The ties that unbind
Study looks at young adults with no parental ties
By Craig Brandhorst, firstname.lastname@example.org, 803-777-3681
From emotional and financial support to good old unconditional love and affection, it’s hard to overstate the value of a close relationship between parents and their children.
But what about the relationship between young adults and their parent figures? What about the 25-year-old whose father is incarcerated and whose mother is deceased? What about the 30-year-old who has never known either parent?
What is the incidence of severed or nonexistent parental ties among young adults in the U.S. and how does a lack of parental support affect the emergence of inequalities over the course of their life?
A new study by sociology assistant professor Caroline Hartnett and a pair of co-investigators from the University of Michigan and the University of Texas at Austin addresses some of these questions and raises others.
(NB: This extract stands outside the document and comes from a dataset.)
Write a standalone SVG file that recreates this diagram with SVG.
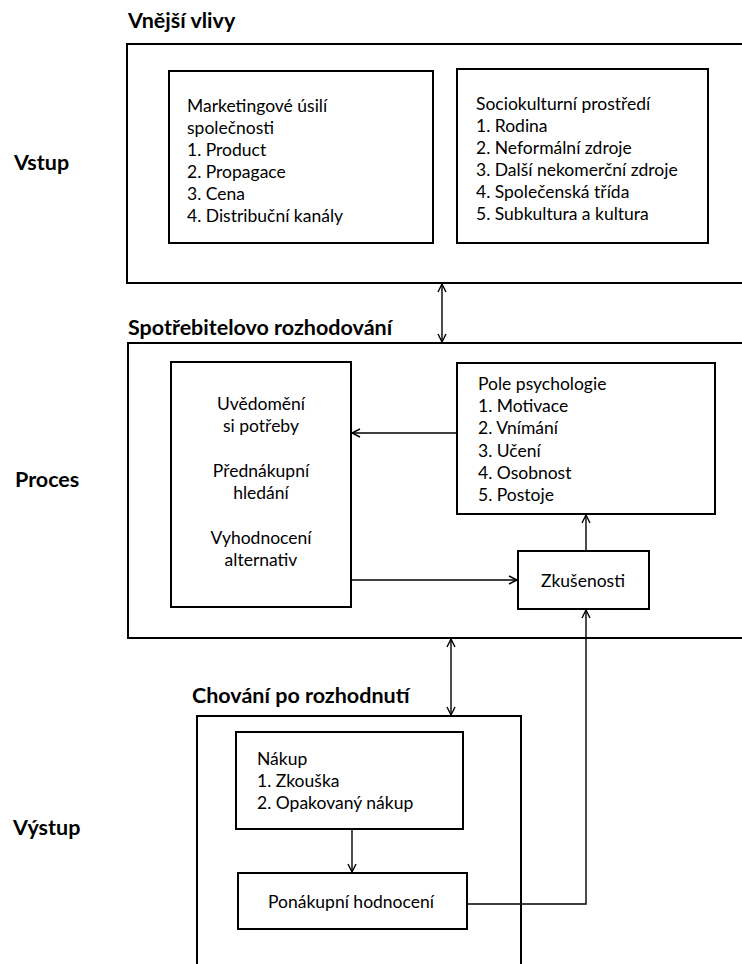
<svg xmlns="http://www.w3.org/2000/svg" width="742" height="964" viewBox="0 0 742 964">
<defs>
<marker id="ah" markerUnits="userSpaceOnUse" markerWidth="12" markerHeight="12" refX="9" refY="5" orient="auto-start-reverse" viewBox="0 0 12 10">
<path d="M1,1 L9,5 L1,9" fill="none" stroke="#000" stroke-width="1.4"/>
</marker>
<style>
.bg{fill:#fff}
.outer{fill:none;stroke:#000;stroke-width:2}
.box{fill:#fff;stroke:#000;stroke-width:2}
.h{font-family:Lato,"Liberation Sans",sans-serif;font-weight:bold;font-size:21.5px;fill:#000}
.t{font-family:Lato,"Liberation Sans",sans-serif;font-size:17.5px;fill:#000}
.c{text-anchor:middle}
.con{fill:none;stroke:#000;stroke-width:1.4}
</style>
</defs>
<rect class="bg" x="0" y="0" width="742" height="964"/>

<g id="labels">
<text class="h" x="14" y="170">Vstup</text>
<text class="h" x="15" y="487">Proces</text>
<text class="h" x="13" y="835">Výstup</text>
</g>

<g id="vnejsi-vlivy">
<text class="h" x="128" y="28">Vnější vlivy</text>
<rect class="outer" x="127" y="44" width="640" height="239"/>
</g>

<g id="marketing">
<rect class="box" x="169" y="71" width="264" height="172"/>
<text class="t" x="187" y="112">Marketingové úsilí</text>
<text class="t" x="187" y="134">společnosti</text>
<text class="t" x="187" y="156">1. Product</text>
<text class="t" x="187" y="178">2. Propagace</text>
<text class="t" x="187" y="200">3. Cena</text>
<text class="t" x="187" y="222">4. Distribuční kanály</text>
</g>

<g id="sociokulturni">
<rect class="box" x="457" y="69" width="251" height="174"/>
<text class="t" x="476" y="110">Sociokulturní prostředí</text>
<text class="t" x="476" y="132">1. Rodina</text>
<text class="t" x="476" y="154">2. Neformální zdroje</text>
<text class="t" x="476" y="176">3. Další nekomerční zdroje</text>
<text class="t" x="476" y="198">4. Společenská třída</text>
<text class="t" x="476" y="220">5. Subkultura a kultura</text>
</g>

<g id="rozhodovani">
<text class="h" x="128" y="335">Spotřebitelovo rozhodování</text>
<rect class="outer" x="128" y="343" width="640" height="295"/>
</g>

<g id="faze">
<rect class="box" x="171" y="362" width="180" height="245"/>
<text class="t c" x="261" y="410">Uvědomění</text>
<text class="t c" x="261" y="432">si potřeby</text>
<text class="t c" x="261" y="477">Přednákupní</text>
<text class="t c" x="261" y="499">hledání</text>
<text class="t c" x="261" y="544">Vyhodnocení</text>
<text class="t c" x="261" y="566">alternativ</text>
</g>

<g id="psychologie">
<rect class="box" x="457" y="363" width="258" height="151"/>
<text class="t" x="478" y="390">Pole psychologie</text>
<text class="t" x="478" y="412">1. Motivace</text>
<text class="t" x="478" y="434">2. Vnímání</text>
<text class="t" x="478" y="457">3. Učení</text>
<text class="t" x="478" y="479">4. Osobnost</text>
<text class="t" x="478" y="501">5. Postoje</text>
</g>

<g id="zkusenosti">
<rect class="box" x="518" y="551" width="131" height="58"/>
<text class="t c" x="583" y="587">Zkušenosti</text>
</g>

<g id="chovani">
<text class="h" x="192" y="703">Chování po rozhodnutí</text>
<rect class="outer" x="197" y="716" width="324" height="270"/>
</g>

<g id="nakup">
<rect class="box" x="236" y="732" width="227" height="97"/>
<text class="t" x="257" y="765">Nákup</text>
<text class="t" x="257" y="787">1. Zkouška</text>
<text class="t" x="257" y="809">2. Opakovaný nákup</text>
</g>

<g id="ponakupni">
<rect class="box" x="238" y="873" width="229" height="56"/>
<text class="t c" x="351" y="908">Ponákupní hodnocení</text>
</g>

<g id="connectors">
<line class="con" x1="442" y1="284" x2="442" y2="342" marker-start="url(#ah)" marker-end="url(#ah)"/>
<line class="con" x1="451" y1="639" x2="451" y2="715" marker-start="url(#ah)" marker-end="url(#ah)"/>
<line class="con" x1="457" y1="433" x2="352" y2="433" marker-end="url(#ah)"/>
<line class="con" x1="351" y1="580" x2="517" y2="580" marker-end="url(#ah)"/>
<line class="con" x1="586" y1="551" x2="586" y2="515" marker-end="url(#ah)"/>
<line class="con" x1="352" y1="829" x2="352" y2="872" marker-end="url(#ah)"/>
<polyline class="con" points="467,904 586,904 586,610" marker-end="url(#ah)"/>
</g>
</svg>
Using data from the 2008-09 National Longitudinal Study of Adolescent Health, Hartnett and her co-investigators estimate that 20 percent of young adults age 25-32 lack relationships with a father figure in the U.S. compared to 6 percent of young adults who lack relationships with a mother figure.
But even the maternal figure is higher than Hartnett expected. “For mothers, we tend to assume the presence of mothers in their kids’ lives, and those bonds tend to be strong, so I was expecting the percentage to be below 5 percent,” she says.
The study also yielded valuable information about the reasons relationships sever between young adults and their parents.
“For those who lack relationships with mother figures, the overwhelming reason is that mother figure has died,” says Hartnett. “In contrast, those who lack relationships with father figures are more evenly split across the three pathways — i.e. their father figure has died, they’re estranged from their father figure or they never had a father figure to begin with.”
And these relationships — or lack thereof — have become increasingly important in recent decades, in large part because it takes so much longer for young adults to become financially independent.
“It’s useful to have financial help from your parents, or at least financial help when there are emergencies, as well as advice and emotional support while navigating the process of charting a career,” says Hartnett. “Young adults are also marrying later, so parents are partially filling in for the supportive role that a spouse might have played in the past.”
When the next wave of data comes in, Hartnett plans to look more closely at what happens over time to young adults who lack parental relationships in terms of their educational attainment, career trajectories, and physical and mental health.
“I’m also interested in looking at fluctuation in parental relationships over time,” says Hartnett. “Do young adults who lack parental ties in my data re-establish ties by the next wave of data collection? Conversely, how common is it for young adults who had active parental ties at the first time point to lack contact later?”